-- BEGIN Dataset extract --

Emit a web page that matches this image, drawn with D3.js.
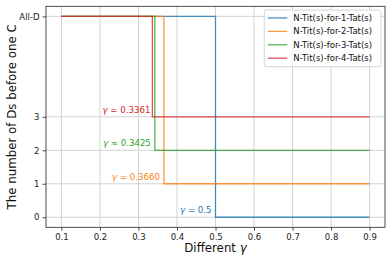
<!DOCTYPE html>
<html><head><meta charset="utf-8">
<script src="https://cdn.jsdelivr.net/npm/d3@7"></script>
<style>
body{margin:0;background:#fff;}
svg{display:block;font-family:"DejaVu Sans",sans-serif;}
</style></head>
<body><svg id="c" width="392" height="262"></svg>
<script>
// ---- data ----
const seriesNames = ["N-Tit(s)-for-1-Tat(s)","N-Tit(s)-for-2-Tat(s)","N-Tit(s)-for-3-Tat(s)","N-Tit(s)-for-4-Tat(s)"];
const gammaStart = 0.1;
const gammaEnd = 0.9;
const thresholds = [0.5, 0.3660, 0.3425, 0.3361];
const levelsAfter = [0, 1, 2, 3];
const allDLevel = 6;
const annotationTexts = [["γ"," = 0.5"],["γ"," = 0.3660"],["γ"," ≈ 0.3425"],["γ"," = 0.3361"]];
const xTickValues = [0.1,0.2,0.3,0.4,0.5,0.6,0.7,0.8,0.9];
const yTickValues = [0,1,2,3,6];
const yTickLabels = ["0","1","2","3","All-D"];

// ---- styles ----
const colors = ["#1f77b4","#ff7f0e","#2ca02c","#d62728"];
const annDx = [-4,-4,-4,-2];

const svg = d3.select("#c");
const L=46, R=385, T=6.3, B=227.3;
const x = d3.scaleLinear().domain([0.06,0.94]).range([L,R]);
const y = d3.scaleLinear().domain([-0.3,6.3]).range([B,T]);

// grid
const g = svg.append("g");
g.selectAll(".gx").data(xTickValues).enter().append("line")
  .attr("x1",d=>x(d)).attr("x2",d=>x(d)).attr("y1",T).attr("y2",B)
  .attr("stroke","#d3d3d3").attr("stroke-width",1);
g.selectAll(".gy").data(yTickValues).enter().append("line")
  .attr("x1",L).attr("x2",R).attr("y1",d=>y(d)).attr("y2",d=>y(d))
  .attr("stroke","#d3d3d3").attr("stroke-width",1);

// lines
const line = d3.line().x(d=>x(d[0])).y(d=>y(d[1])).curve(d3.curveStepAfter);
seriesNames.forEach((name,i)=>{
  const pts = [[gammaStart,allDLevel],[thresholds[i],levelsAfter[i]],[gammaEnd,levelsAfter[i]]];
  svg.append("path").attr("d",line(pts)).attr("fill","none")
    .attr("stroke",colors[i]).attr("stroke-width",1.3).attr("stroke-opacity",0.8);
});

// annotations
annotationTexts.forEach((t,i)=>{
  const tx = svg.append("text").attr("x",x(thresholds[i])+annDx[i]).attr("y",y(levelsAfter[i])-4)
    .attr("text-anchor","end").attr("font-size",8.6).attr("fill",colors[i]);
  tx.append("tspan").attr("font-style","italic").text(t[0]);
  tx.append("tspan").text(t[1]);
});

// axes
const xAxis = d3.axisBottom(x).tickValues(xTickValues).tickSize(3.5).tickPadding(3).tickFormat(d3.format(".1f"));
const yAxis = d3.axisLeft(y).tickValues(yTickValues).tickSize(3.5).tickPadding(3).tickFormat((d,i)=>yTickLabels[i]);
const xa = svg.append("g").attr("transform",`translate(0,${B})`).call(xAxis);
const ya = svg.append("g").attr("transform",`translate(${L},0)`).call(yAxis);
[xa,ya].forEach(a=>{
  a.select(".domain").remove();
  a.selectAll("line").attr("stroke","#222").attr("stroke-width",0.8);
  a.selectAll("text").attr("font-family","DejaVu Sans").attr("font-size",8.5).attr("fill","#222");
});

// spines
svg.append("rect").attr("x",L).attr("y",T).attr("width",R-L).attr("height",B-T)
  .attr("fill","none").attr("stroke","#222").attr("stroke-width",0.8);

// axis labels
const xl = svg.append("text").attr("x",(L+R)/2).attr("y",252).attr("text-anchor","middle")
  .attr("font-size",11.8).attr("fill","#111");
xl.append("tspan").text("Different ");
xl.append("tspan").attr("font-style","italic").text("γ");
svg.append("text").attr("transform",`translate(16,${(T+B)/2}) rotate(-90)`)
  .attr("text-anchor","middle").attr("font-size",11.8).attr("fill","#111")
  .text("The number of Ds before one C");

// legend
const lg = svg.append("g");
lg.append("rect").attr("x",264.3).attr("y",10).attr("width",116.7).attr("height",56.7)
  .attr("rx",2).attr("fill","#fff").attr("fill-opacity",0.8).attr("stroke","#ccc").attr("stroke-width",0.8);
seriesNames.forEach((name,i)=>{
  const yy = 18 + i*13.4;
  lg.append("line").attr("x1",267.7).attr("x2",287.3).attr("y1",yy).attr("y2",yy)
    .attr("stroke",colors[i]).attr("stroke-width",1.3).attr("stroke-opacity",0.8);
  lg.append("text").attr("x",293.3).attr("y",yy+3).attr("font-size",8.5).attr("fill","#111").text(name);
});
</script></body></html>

-- END Dataset extract --

> [Short task]: Take the data above and repeat it exactly, leaving each picture out.

> [The solution]:
Emit a web page that matches this image, drawn with D3.js.
<!DOCTYPE html>
<html><head><meta charset="utf-8">
<script src="https://cdn.jsdelivr.net/npm/d3@7"></script>
<style>
body{margin:0;background:#fff;}
svg{display:block;font-family:"DejaVu Sans",sans-serif;}
</style></head>
<body><svg id="c" width="392" height="262"></svg>
<script>
// ---- data ----
const seriesNames = ["N-Tit(s)-for-1-Tat(s)","N-Tit(s)-for-2-Tat(s)","N-Tit(s)-for-3-Tat(s)","N-Tit(s)-for-4-Tat(s)"];
const gammaStart = 0.1;
const gammaEnd = 0.9;
const thresholds = [0.5, 0.3660, 0.3425, 0.3361];
const levelsAfter = [0, 1, 2, 3];
const allDLevel = 6;
const annotationTexts = [["γ"," = 0.5"],["γ"," = 0.3660"],["γ"," ≈ 0.3425"],["γ"," = 0.3361"]];
const xTickValues = [0.1,0.2,0.3,0.4,0.5,0.6,0.7,0.8,0.9];
const yTickValues = [0,1,2,3,6];
const yTickLabels = ["0","1","2","3","All-D"];

// ---- styles ----
const colors = ["#1f77b4","#ff7f0e","#2ca02c","#d62728"];
const annDx = [-4,-4,-4,-2];

const svg = d3.select("#c");
const L=46, R=385, T=6.3, B=227.3;
const x = d3.scaleLinear().domain([0.06,0.94]).range([L,R]);
const y = d3.scaleLinear().domain([-0.3,6.3]).range([B,T]);

// grid
const g = svg.append("g");
g.selectAll(".gx").data(xTickValues).enter().append("line")
  .attr("x1",d=>x(d)).attr("x2",d=>x(d)).attr("y1",T).attr("y2",B)
  .attr("stroke","#d3d3d3").attr("stroke-width",1);
g.selectAll(".gy").data(yTickValues).enter().append("line")
  .attr("x1",L).attr("x2",R).attr("y1",d=>y(d)).attr("y2",d=>y(d))
  .attr("stroke","#d3d3d3").attr("stroke-width",1);

// lines
const line = d3.line().x(d=>x(d[0])).y(d=>y(d[1])).curve(d3.curveStepAfter);
seriesNames.forEach((name,i)=>{
  const pts = [[gammaStart,allDLevel],[thresholds[i],levelsAfter[i]],[gammaEnd,levelsAfter[i]]];
  svg.append("path").attr("d",line(pts)).attr("fill","none")
    .attr("stroke",colors[i]).attr("stroke-width",1.3).attr("stroke-opacity",0.8);
});

// annotations
annotationTexts.forEach((t,i)=>{
  const tx = svg.append("text").attr("x",x(thresholds[i])+annDx[i]).attr("y",y(levelsAfter[i])-4)
    .attr("text-anchor","end").attr("font-size",8.6).attr("fill",colors[i]);
  tx.append("tspan").attr("font-style","italic").text(t[0]);
  tx.append("tspan").text(t[1]);
});

// axes
const xAxis = d3.axisBottom(x).tickValues(xTickValues).tickSize(3.5).tickPadding(3).tickFormat(d3.format(".1f"));
const yAxis = d3.axisLeft(y).tickValues(yTickValues).tickSize(3.5).tickPadding(3).tickFormat((d,i)=>yTickLabels[i]);
const xa = svg.append("g").attr("transform",`translate(0,${B})`).call(xAxis);
const ya = svg.append("g").attr("transform",`translate(${L},0)`).call(yAxis);
[xa,ya].forEach(a=>{
  a.select(".domain").remove();
  a.selectAll("line").attr("stroke","#222").attr("stroke-width",0.8);
  a.selectAll("text").attr("font-family","DejaVu Sans").attr("font-size",8.5).attr("fill","#222");
});

// spines
svg.append("rect").attr("x",L).attr("y",T).attr("width",R-L).attr("height",B-T)
  .attr("fill","none").attr("stroke","#222").attr("stroke-width",0.8);

// axis labels
const xl = svg.append("text").attr("x",(L+R)/2).attr("y",252).attr("text-anchor","middle")
  .attr("font-size",11.8).attr("fill","#111");
xl.append("tspan").text("Different ");
xl.append("tspan").attr("font-style","italic").text("γ");
svg.append("text").attr("transform",`translate(16,${(T+B)/2}) rotate(-90)`)
  .attr("text-anchor","middle").attr("font-size",11.8).attr("fill","#111")
  .text("The number of Ds before one C");

// legend
const lg = svg.append("g");
lg.append("rect").attr("x",264.3).attr("y",10).attr("width",116.7).attr("height",56.7)
  .attr("rx",2).attr("fill","#fff").attr("fill-opacity",0.8).attr("stroke","#ccc").attr("stroke-width",0.8);
seriesNames.forEach((name,i)=>{
  const yy = 18 + i*13.4;
  lg.append("line").attr("x1",267.7).attr("x2",287.3).attr("y1",yy).attr("y2",yy)
    .attr("stroke",colors[i]).attr("stroke-width",1.3).attr("stroke-opacity",0.8);
  lg.append("text").attr("x",293.3).attr("y",yy+3).attr("font-size",8.5).attr("fill","#111").text(name);
});
</script></body></html>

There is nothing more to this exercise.